Show all lines from the data that include the word "Give".

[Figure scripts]
::::

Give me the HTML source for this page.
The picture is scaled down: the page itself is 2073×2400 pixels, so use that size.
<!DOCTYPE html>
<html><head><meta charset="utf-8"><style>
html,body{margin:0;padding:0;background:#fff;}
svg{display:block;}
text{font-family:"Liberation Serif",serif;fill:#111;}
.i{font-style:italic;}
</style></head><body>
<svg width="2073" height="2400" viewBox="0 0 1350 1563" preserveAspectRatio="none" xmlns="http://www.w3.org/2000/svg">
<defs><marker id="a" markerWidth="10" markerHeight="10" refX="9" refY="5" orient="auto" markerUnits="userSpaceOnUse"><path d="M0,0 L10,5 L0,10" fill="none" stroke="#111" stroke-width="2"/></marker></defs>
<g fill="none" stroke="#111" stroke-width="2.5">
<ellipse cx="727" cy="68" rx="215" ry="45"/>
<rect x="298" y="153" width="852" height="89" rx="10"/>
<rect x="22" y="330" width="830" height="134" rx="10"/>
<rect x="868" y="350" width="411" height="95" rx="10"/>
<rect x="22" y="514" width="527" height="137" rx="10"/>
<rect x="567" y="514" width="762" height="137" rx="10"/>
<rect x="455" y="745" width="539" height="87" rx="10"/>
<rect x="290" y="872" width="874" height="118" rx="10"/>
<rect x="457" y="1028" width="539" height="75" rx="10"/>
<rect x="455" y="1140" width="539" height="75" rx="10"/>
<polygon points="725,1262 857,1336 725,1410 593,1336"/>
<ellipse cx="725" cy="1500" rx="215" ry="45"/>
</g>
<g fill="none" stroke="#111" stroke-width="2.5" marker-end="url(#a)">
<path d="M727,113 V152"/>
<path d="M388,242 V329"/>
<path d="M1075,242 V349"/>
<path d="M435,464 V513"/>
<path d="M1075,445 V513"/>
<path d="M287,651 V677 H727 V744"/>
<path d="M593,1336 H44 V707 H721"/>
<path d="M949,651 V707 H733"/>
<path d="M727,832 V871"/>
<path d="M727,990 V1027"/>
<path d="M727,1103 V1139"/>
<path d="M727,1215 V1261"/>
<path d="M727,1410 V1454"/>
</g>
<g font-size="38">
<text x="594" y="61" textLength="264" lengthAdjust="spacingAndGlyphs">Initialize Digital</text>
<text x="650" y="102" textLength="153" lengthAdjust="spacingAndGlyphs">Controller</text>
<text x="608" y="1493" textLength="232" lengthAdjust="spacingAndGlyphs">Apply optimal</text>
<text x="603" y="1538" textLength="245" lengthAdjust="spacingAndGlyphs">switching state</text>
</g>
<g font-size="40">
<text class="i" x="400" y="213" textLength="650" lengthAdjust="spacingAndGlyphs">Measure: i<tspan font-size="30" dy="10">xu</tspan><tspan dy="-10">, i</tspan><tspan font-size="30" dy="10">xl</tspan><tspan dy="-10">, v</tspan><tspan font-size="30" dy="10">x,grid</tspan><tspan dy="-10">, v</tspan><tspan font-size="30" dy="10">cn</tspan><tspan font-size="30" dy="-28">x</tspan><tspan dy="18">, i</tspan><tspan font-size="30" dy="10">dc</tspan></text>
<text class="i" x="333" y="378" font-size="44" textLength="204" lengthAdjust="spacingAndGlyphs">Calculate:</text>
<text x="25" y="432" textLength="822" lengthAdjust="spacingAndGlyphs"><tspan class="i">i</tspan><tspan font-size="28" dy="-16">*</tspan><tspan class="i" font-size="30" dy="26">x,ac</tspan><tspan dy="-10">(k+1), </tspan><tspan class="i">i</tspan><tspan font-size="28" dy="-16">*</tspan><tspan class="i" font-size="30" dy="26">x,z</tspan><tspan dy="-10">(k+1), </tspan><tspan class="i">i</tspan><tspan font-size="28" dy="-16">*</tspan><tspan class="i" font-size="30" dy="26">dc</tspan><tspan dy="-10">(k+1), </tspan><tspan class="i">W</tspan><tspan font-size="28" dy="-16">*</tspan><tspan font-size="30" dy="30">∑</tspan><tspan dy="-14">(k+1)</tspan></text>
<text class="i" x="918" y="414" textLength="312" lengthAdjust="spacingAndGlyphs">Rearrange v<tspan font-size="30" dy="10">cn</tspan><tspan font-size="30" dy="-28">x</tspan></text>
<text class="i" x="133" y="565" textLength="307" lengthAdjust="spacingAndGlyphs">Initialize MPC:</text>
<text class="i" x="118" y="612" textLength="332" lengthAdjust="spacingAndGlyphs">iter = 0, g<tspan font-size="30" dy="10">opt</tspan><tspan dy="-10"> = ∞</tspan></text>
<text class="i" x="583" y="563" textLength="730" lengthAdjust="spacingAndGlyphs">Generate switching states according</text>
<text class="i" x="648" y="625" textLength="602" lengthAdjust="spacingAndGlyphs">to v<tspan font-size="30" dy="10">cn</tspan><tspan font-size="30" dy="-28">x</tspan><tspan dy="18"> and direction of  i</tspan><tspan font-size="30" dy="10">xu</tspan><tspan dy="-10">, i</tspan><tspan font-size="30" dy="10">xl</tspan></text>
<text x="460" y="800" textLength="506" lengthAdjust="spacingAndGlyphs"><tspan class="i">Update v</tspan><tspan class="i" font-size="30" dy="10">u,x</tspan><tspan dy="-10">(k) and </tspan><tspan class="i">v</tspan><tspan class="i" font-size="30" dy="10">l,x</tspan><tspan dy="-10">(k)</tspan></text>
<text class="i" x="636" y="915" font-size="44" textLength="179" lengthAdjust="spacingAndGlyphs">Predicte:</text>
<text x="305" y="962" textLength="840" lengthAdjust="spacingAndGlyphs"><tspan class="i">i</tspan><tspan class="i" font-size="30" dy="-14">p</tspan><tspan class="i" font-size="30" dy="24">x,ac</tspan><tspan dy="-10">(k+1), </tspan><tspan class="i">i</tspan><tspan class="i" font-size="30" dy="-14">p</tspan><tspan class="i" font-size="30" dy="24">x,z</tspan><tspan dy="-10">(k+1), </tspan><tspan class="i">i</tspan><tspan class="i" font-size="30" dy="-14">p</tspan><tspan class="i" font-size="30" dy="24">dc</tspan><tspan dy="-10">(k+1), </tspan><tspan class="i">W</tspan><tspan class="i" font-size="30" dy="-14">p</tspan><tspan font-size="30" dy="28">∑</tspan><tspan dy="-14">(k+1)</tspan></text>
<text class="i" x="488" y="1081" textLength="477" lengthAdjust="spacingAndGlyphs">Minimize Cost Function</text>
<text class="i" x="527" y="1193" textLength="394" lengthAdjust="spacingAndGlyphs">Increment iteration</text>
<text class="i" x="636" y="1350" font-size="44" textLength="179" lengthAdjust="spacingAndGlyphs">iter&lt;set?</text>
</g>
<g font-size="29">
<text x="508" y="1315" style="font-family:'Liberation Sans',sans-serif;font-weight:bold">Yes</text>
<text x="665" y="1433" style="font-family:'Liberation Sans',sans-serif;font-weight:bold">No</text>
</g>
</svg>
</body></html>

::::

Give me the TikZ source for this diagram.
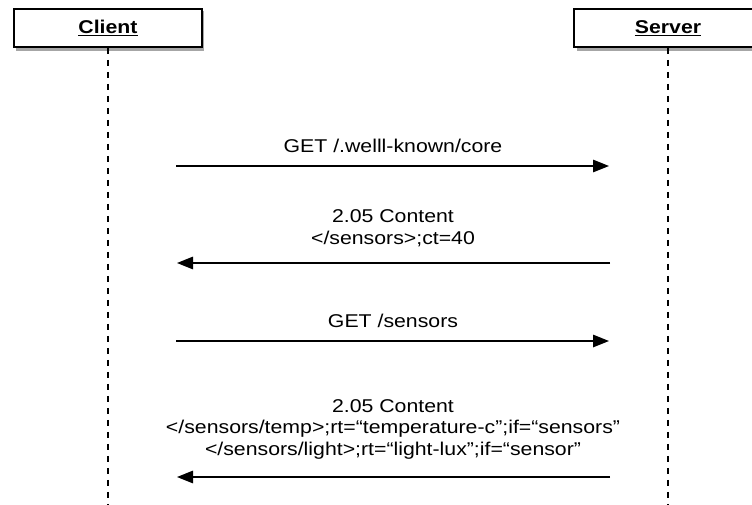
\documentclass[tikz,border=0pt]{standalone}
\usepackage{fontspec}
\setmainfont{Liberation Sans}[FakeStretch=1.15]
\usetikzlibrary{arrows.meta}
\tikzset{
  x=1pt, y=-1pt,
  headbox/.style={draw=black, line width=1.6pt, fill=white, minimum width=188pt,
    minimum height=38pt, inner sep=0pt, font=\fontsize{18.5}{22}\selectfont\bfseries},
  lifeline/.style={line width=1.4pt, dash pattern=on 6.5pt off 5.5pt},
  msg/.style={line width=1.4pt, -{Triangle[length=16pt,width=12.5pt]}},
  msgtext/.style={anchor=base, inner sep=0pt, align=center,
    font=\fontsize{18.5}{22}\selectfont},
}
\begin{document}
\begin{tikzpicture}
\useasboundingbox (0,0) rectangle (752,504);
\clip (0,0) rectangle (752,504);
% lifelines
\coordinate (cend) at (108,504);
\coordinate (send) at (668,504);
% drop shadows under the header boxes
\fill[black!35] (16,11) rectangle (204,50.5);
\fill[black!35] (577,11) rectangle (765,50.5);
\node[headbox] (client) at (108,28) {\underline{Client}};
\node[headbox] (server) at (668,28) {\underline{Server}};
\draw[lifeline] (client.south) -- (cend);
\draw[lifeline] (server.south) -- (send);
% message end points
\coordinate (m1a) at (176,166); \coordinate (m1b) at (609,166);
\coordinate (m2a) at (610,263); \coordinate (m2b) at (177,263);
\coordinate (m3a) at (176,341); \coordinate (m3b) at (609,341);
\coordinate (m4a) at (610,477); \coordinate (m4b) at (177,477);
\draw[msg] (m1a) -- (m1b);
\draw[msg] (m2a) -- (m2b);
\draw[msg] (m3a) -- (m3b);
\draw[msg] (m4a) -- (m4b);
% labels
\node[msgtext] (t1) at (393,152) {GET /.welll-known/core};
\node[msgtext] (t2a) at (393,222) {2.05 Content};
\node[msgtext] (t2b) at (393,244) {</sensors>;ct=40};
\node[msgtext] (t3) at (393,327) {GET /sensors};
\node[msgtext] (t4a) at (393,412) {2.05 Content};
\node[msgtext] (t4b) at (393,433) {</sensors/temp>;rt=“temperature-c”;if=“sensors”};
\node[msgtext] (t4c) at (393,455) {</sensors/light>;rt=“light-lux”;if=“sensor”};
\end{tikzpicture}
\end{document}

::::

* [THE COMPLETED TASK]
Give me the HTML source for this page.
Give me the TikZ source for this diagram.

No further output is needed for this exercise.